Most potential pros will never get out of the transition phase, as they feel that acknowledging the accomplishments of others somehow lessens their sense of self-worth.  They prefer to label those with better results than themselves as "lucky", or take your unique position that we have contrived this massive illusion to mask the fact that we are just jacking each other off in our basements while collecting unemployment checks.  Players in the transition phase find it too painful to come to grips with their weaknesses as players and forcefully block any attempts by others to help them.  I would know, because I have been there.  Now at this stage in my career, I wish that I had taken more steps to surround myself with people who knew more about the game and played better than I did.  Unfortunately, at the time, my ego just would not have allowed it and I have suffered by choosing to pass up on the experience.
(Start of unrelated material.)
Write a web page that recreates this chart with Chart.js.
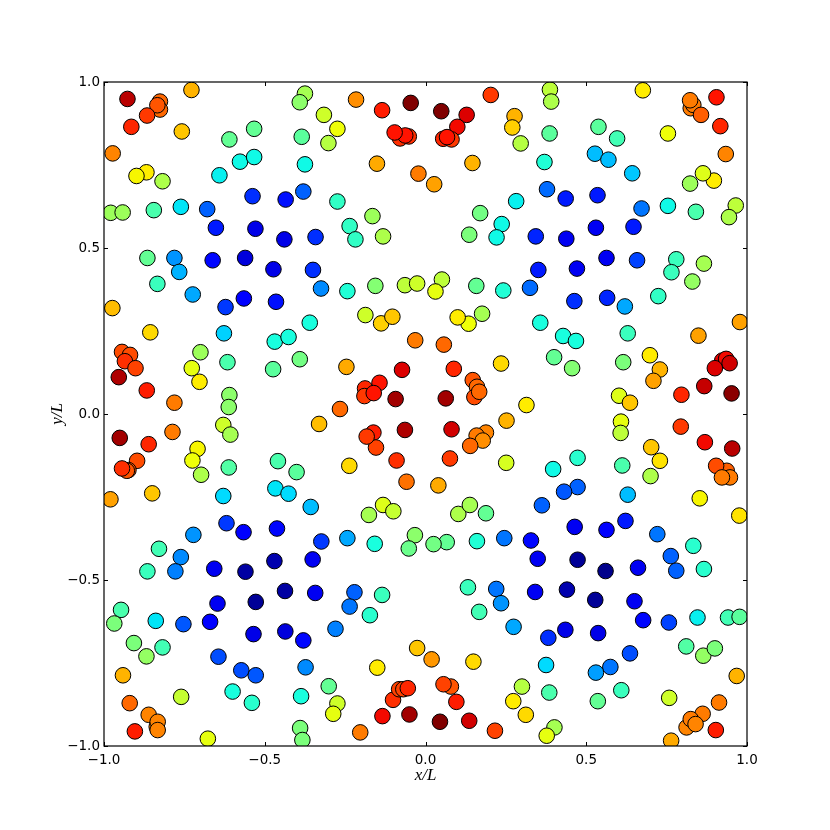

I doubt that this is what you had originally set out to accomplish in poker.  While being the best player in your home game might garner you respect on a small scale, you know that you can never respect yourself for having given up on your dream of being a professional.  So rather than trying to pull people back down to your level, get up off the floor and join them instead.  Now that you have officially severed your ties with both myself and Travis, you have to surround yourself with new poker friends.  Hopefully, they will know more about the game than yourself and thereby be in a better position to uplift you.

The good news is that you aren't done yet- not by a long shot.  Part of what makes poker so great is that you can take it up at any point in your life and you do not have to rely on the judgment of others as to whether or not you succeed.  It's completely meritocratic.  So if you still want make it in the poker world, stop reading this blog right now and pick up a poker book. You hold nothing but contempt for what it contains, anyhow.  However, if you want to stick around for one last piece of advice, here it is:  My baseball coach in college once gathered the team up and told us about how Tony Gwynn, the best hitter alive, would take 400 swings in front of a mirror every single day.  Then he said, "if Tony Gwynn has to do it that many times, then how many times do you have to do it?"
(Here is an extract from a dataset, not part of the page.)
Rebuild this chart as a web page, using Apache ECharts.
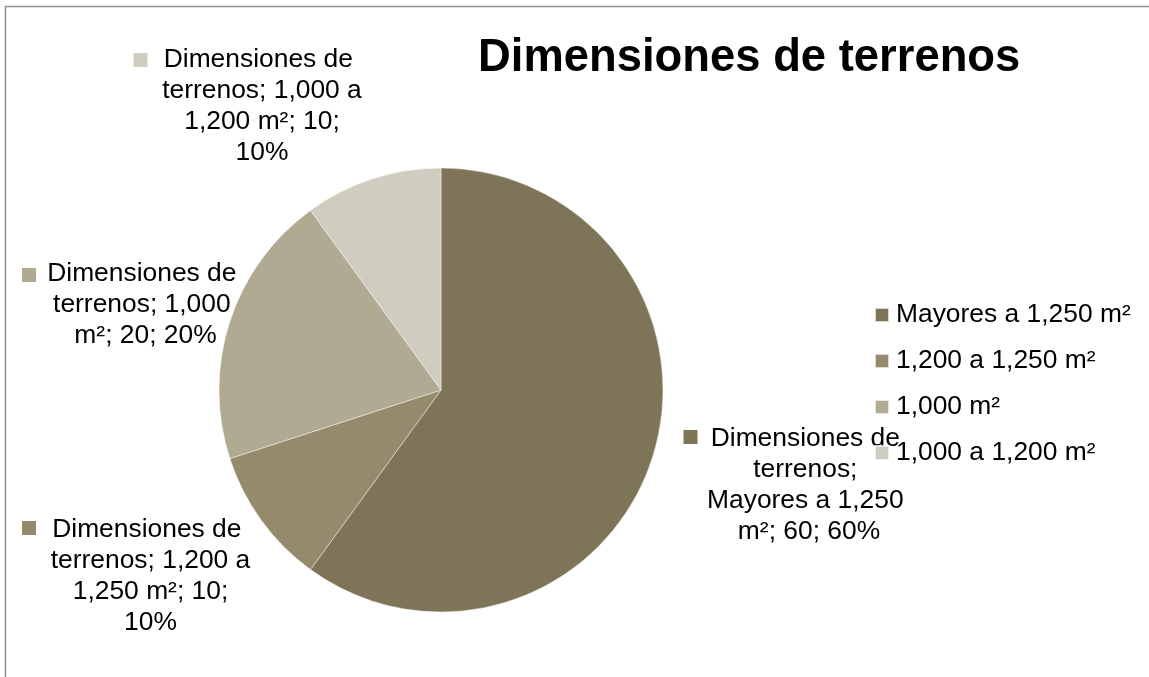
<!DOCTYPE html>
<html>
<head>
<meta charset="utf-8">
<script src="https://cdn.jsdelivr.net/npm/echarts@6/dist/echarts.min.js"></script>
<style>
html,body{margin:0;padding:0;background:#fff;}
#chart{width:1149px;height:677px;}
</style>
</head>
<body>
<div id="chart"></div>
<script>
const titleText = 'Dimensiones de terrenos';
const seriesName = 'Dimensiones de terrenos';
const categories = ['Mayores a 1,250 m²', '1,200 a 1,250 m²', '1,000 m²', '1,000 a 1,200 m²'];
const values = [60, 10, 20, 10];
const colors = ['#7e7559', '#958b6c', '#b1aa92', '#cfccc0'];

// label placement (layout only)
const textAnchors = [[809, 485], [150.5, 576], [145.5, 305], [262, 106]];
const squareAnchors = [[690.5, 437], [29, 528], [29, 275], [140.5, 60]];

const FONT = "'Liberation Sans', Arial, sans-serif";
const chart = echarts.init(document.getElementById('chart'));

const pieCommon = {
  type: 'pie',
  center: [441, 390],
  radius: 222,
  startAngle: 90,
  clockwise: true,
  avoidLabelOverlap: false,
  labelLine: { show: false },
  emphasis: { disabled: true }
};

chart.setOption({
  backgroundColor: '#ffffff',
  animation: false,
  title: {
    text: titleText,
    left: 473,
    top: 31,
    textStyle: { fontFamily: FONT, fontSize: 45.4, fontWeight: 'bold', color: '#000' }
  },
  legend: {
    orient: 'vertical',
    left: 869,
    top: 297,
    icon: 'rect',
    itemWidth: 14,
    itemHeight: 14,
    itemGap: 20,
    data: categories,
    textStyle: { fontFamily: FONT, fontSize: 26.4, lineHeight: 26, color: '#000', padding: [0, 0, 0, 2] }
  },
  graphic: [{
    type: 'rect',
    shape: { x: 5.5, y: 6.5, width: 1200, height: 700 },
    style: { fill: 'none', stroke: '#909090', lineWidth: 1.5 },
    silent: true
  }],
  series: [
    Object.assign({}, pieCommon, {
      name: seriesName,
      data: categories.map((c, i) => ({ name: c, value: values[i], itemStyle: { color: colors[i] } })),
      itemStyle: { borderColor: 'rgba(255,255,255,0.7)', borderWidth: 0.6 },
      label: {
        show: true,
        formatter: p => seriesName + '; ' + p.name + '; ' + p.value + '; ' + Math.round(p.percent) + '%',
        fontFamily: FONT,
        fontSize: 26.4,
        lineHeight: 31,
        color: '#000',
        width: 204,
        overflow: 'break',
        align: 'center'
      },
      labelLayout: p => ({
        x: textAnchors[p.dataIndex][0],
        y: textAnchors[p.dataIndex][1],
        align: 'center',
        verticalAlign: 'middle',
        hideOverlap: false
      })
    }),
    Object.assign({}, pieCommon, {
      name: seriesName + ' markers',
      silent: true,
      z: 3,
      itemStyle: { color: 'rgba(0,0,0,0)' },
      data: categories.map((c, i) => ({
        name: c,
        value: values[i],
        itemStyle: { color: 'rgba(0,0,0,0)' },
        label: {
          show: true,
          formatter: '{sq|}',
          rich: { sq: { width: 14, height: 14, backgroundColor: colors[i] } }
        }
      })),
      labelLayout: p => ({
        x: squareAnchors[p.dataIndex][0],
        y: squareAnchors[p.dataIndex][1],
        align: 'center',
        verticalAlign: 'middle',
        hideOverlap: false
      })
    })
  ]
});
</script>
</body>
</html>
Stand right now in front of that mirror. Now take a long, hard look at yourself, and start swinging away.

4 comments:

jolly toper said...

I have met this Ronnie Kruger guy you are referring to in your blog while downing some suds at my third favorite watering hole, the Golden Nugget (first is Jocks and second is Hikes Point Lounge).
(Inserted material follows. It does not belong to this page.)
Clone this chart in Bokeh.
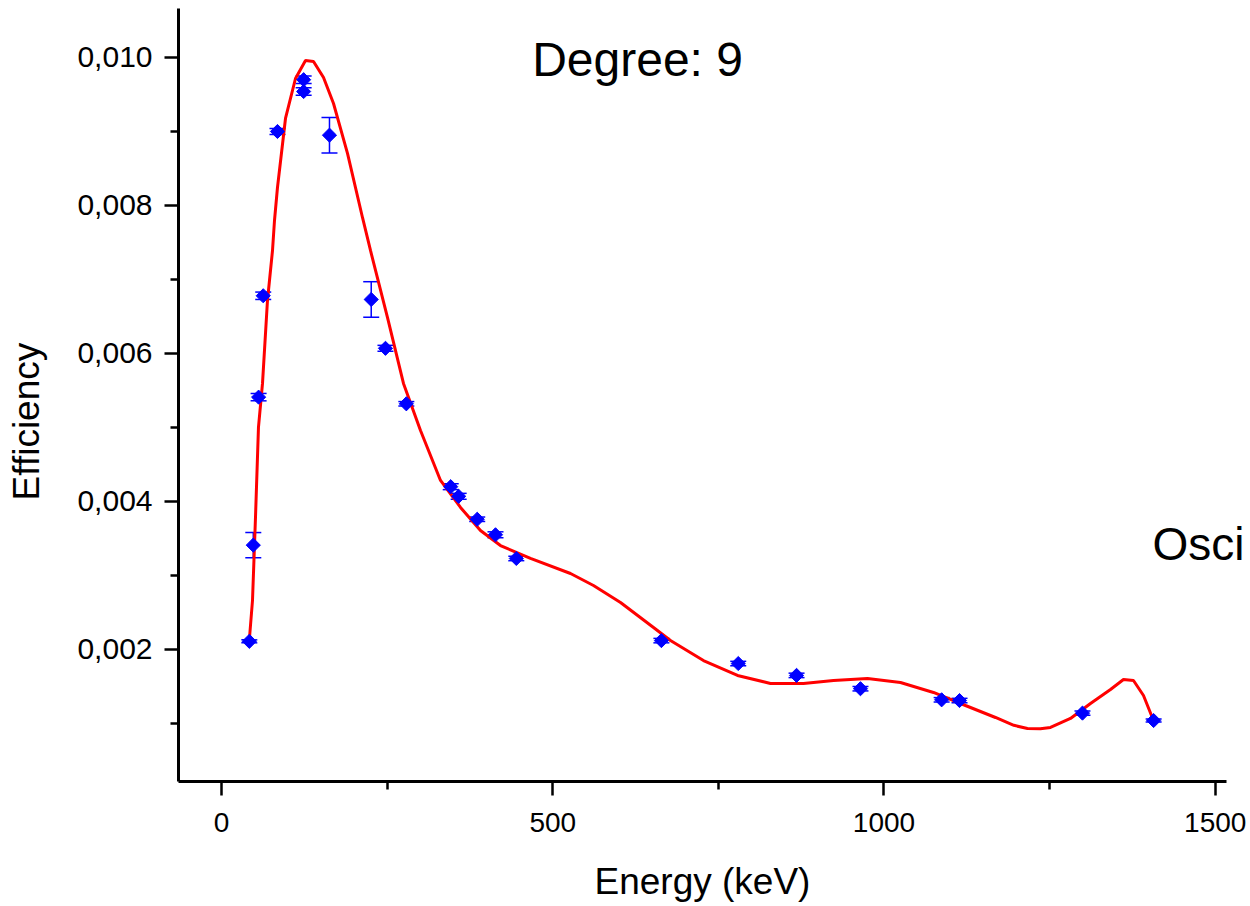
import math
from bokeh.plotting import figure
from bokeh.models import (Range1d, FixedTicker, CustomJSTickFormatter, Whisker, TeeHead,
                          ColumnDataSource, Label, LinearAxis)
from bokeh.embed import file_html
from bokeh.resources import INLINE

# measured points
energy = [42, 48, 56, 63, 84.5, 124, 124, 163, 226, 247.5, 279, 346, 358, 386, 413.6, 445,
          664, 780, 868, 964.5, 1087, 1114, 1299.6, 1407]
eff = [0.00211, 0.00341, 0.00541, 0.00678, 0.00900, 0.00970, 0.00954, 0.00895, 0.00673, 0.00607,
       0.00532, 0.00420, 0.00407, 0.00376, 0.00355, 0.00323, 0.00212, 0.00181, 0.00165, 0.00147,
       0.00132, 0.00131, 0.00114, 0.00104]
err = [0.00002, 0.00017, 0.00005, 0.00005, 0.00004, 0.00005, 0.00005, 0.00024, 0.00024, 0.00004,
       0.00003, 0.00004, 0.00004, 0.00003, 0.00004, 0.00003, 0.00003, 0.00003, 0.00003, 0.00003,
       0.00003, 0.00003, 0.00003, 0.00002]

# fitted curve (degree 9 polynomial)
fit_x = [42.3, 46.8, 51.3, 55.8, 61.9, 69.4, 77.0, 80.0, 84.5, 96.6, 111.7, 126.8, 138.9, 154.0,
         169.1, 190.2, 212.8, 224.9, 250.6, 274.7, 300.4, 330.6, 360.8, 390.9, 421.1, 466.4, 526.8,
         561.5, 602.3, 652.1, 677.7, 727.5, 778.9, 828.7, 878.5, 923.8, 975.1, 1024.9, 1074.7,
         1123.0, 1168.3, 1196.0, 1216.6, 1236.0, 1251.3, 1281.5, 1311.7, 1341.9, 1361.5, 1376.6,
         1391.7, 1406.8]
fit_y = [0.002162, 0.002662, 0.003784, 0.005000, 0.005595, 0.006716, 0.007392, 0.007797, 0.008243,
         0.009176, 0.009716, 0.009959, 0.009946, 0.009730, 0.009378, 0.008703, 0.007838, 0.007392,
         0.006486, 0.005595, 0.004959, 0.004284, 0.003919, 0.003608, 0.003405, 0.003230, 0.003027,
         0.002865, 0.002635, 0.002297, 0.002122, 0.001851, 0.001649, 0.001541, 0.001541, 0.001581,
         0.001608, 0.001554, 0.001419, 0.001243, 0.001081, 0.000975, 0.000932, 0.000928, 0.000946,
         0.001068, 0.001270, 0.001459, 0.001595, 0.001581, 0.001378, 0.001041]

x_major = [0, 500, 1000, 1500]
x_minor = [250, 750, 1250]
y_major = [0.002, 0.004, 0.006, 0.008, 0.010]
y_minor = [0.001, 0.003, 0.005, 0.007, 0.009]

FONT = "Liberation Sans"

p = figure(width=1250, height=906, output_backend="svg", toolbar_location=None,
           x_range=Range1d(-64.9, 1517), y_range=Range1d(0.000216, 0.010662),
           min_border_left=178, min_border_right=24, min_border_top=8, min_border_bottom=125)
p.outline_line_color = None
p.xgrid.grid_line_color = None
p.ygrid.grid_line_color = None
p.background_fill_color = "white"

for ax in (p.xaxis[0], p.yaxis[0]):
    ax.axis_line_width = 3
    ax.axis_line_color = "black"
    ax.major_tick_line_width = 2.5
    ax.minor_tick_line_width = 2.5
    ax.major_tick_out = 14
    ax.major_tick_in = 0
    ax.minor_tick_out = 8
    ax.minor_tick_in = 0
    ax.major_label_text_font = FONT
    ax.major_label_text_color = "black"
    ax.axis_label_text_font = FONT
    ax.axis_label_text_font_style = "normal"
    ax.axis_label_text_color = "black"
    ax.axis_label_text_font_size = "37px"

p.xaxis.major_label_text_font_size = "28px"
p.yaxis.major_label_text_font_size = "30px"
p.xaxis.ticker = FixedTicker(ticks=x_major, minor_ticks=x_minor)
p.yaxis.ticker = FixedTicker(ticks=y_major, minor_ticks=y_minor)
p.yaxis.formatter = CustomJSTickFormatter(code="return tick.toFixed(3).replace('.', ',');")
p.xaxis.major_label_standoff = 17
p.yaxis.major_label_standoff = 12
p.xaxis.axis_label = "Energy (keV)"
p.xaxis.axis_label_standoff = 26


def text_axis(label, ypos, size, standoff, orientation):
    a = LinearAxis(ticker=FixedTicker(ticks=[ypos], minor_ticks=[]),
                   formatter=CustomJSTickFormatter(code="return %r;" % label))
    a.axis_line_color = None
    a.major_tick_line_color = None
    a.minor_tick_line_color = None
    a.major_tick_out = 0
    a.major_tick_in = 0
    a.minor_tick_out = 0
    a.minor_tick_in = 0
    a.major_label_text_font = FONT
    a.major_label_text_font_size = size
    a.major_label_text_color = "black"
    a.major_label_standoff = standoff
    a.major_label_orientation = orientation
    return a


# y-axis title (placed at the reference's vertical position)
p.add_layout(text_axis("Efficiency", 0.00508, "37px", 27, "parallel"), "left")
# side annotation that overflows the plot frame
p.add_layout(text_axis("Osci", 0.00343, "46px", -74, "horizontal"), "right")

# fitted curve
p.line(fit_x, fit_y, line_color="#ff0000", line_width=3)

# error bars
lower = [e - d for e, d in zip(eff, err)]
upper = [e + d for e, d in zip(eff, err)]
src = ColumnDataSource(dict(x=energy, y=eff, lo=lower, up=upper))
w = Whisker(source=src, base="x", lower="lo", upper="up", dimension="height",
            line_color="#0000ff", line_width=1.5,
            upper_head=TeeHead(size=16, line_color="#0000ff", line_width=1.5),
            lower_head=TeeHead(size=16, line_color="#0000ff", line_width=1.5))
p.add_layout(w)

p.scatter("x", "y", source=src, marker="square", angle=math.pi / 4, size=10,
          fill_color="#0000ff", line_color="#0000ff")

p.add_layout(Label(x=628, y=0.00997, text="Degree: 9", text_align="center",
                   text_baseline="alphabetic", text_font=FONT, text_font_size="48px",
                   text_color="black"))

open("out.html", "w").write(file_html(p, INLINE))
I have always enjoyed the conversations I have had with him, even though he is very opinionated and abrasive at times.

You concluded your psychoanalytical drivel with the Tony Gwynn example of 400 swings a day while looking in the mirror. That correlates nicely with you admiring your reflection 400 times/day in the mirror.

Shuffle up and deal me another sud! After all, I am the Jolly Toper.

Lorin Yelle said...

Ronnie, get out of the closet. I see that you have googled a picture of Joe Steier to slap on your fictional profile, but surely a busy man like himself would never waste any time reading my psychoanalytical drivel.

Rather than offer to humiliate you in a series of heads up matches as some might do, why can't you just take this advice as a friendly tip, ok?

Harry Balzac said...

I to have had an encounter or 10 with this carbon-based lifeform you call a Ronnie Kruger....it seems there are a vertual cornucopia of Krugers running around the surrounding area in various stages of psychoticness....Mr.Ronnie comes across quite Spock-like with his knowledgable and anylitical remarks...most times he overthinks and fails to act...

Lorin Yelle said...

This was almost funny but not quite. I do like where it is going, however.